▸ Working data:
==================================================
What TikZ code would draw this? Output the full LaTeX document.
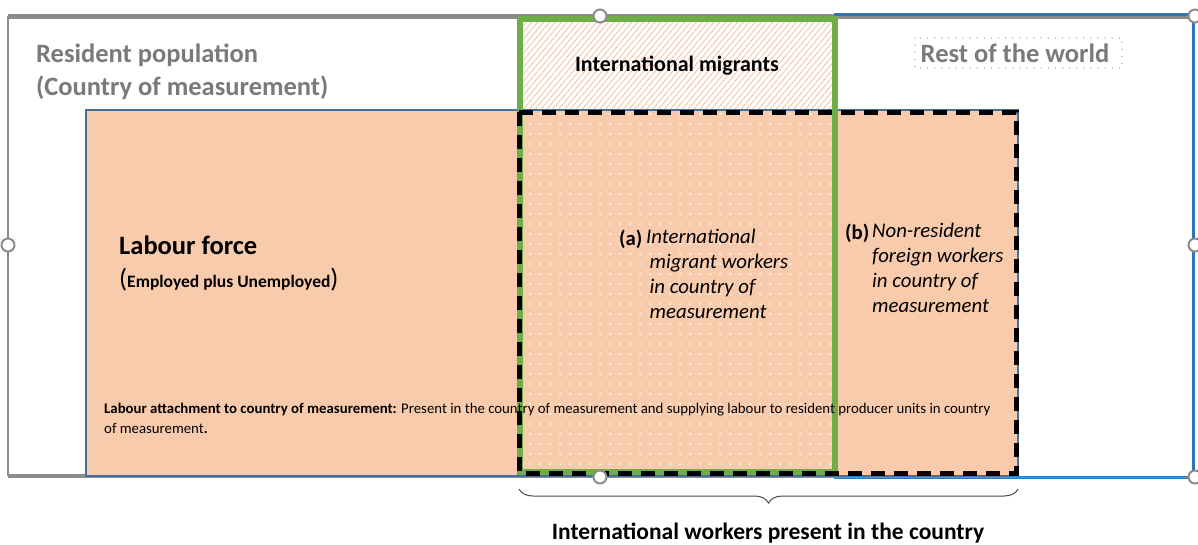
==================================================
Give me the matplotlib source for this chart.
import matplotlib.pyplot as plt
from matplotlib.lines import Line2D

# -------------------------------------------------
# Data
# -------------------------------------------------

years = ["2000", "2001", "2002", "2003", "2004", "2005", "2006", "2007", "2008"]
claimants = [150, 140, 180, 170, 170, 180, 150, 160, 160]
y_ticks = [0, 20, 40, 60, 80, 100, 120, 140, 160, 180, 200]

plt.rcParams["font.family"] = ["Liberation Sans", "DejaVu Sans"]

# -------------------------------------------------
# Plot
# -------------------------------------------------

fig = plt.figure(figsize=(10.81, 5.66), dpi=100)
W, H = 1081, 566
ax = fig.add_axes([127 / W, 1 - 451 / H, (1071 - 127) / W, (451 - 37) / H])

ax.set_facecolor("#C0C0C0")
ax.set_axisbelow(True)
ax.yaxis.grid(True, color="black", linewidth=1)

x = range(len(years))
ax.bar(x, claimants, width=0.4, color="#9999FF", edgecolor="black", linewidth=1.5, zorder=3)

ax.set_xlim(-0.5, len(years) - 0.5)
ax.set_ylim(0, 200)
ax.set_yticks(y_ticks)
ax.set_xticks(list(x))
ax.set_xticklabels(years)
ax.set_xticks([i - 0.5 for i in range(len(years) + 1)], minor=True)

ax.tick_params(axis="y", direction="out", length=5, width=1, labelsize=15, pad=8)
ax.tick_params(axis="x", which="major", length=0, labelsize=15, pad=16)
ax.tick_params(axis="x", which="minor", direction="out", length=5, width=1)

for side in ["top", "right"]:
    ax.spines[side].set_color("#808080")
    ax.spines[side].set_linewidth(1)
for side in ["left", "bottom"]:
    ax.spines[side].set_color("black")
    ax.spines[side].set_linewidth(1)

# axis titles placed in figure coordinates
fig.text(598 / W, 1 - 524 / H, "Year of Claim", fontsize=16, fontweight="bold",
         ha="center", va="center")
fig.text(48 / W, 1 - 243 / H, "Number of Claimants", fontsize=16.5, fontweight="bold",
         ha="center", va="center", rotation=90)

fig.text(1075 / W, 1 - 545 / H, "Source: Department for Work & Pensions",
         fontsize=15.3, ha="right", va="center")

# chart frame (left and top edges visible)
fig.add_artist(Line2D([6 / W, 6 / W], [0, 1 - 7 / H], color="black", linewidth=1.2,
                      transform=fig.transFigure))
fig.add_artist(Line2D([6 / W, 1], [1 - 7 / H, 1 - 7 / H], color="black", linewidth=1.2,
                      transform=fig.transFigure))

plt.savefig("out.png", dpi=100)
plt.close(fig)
==================================================
▸ What the task asks: Your task is to gather all lines from the entries above that hold the word "chart".

▸ Exercise response:
Give me the matplotlib source for this chart.
# chart frame (left and top edges visible)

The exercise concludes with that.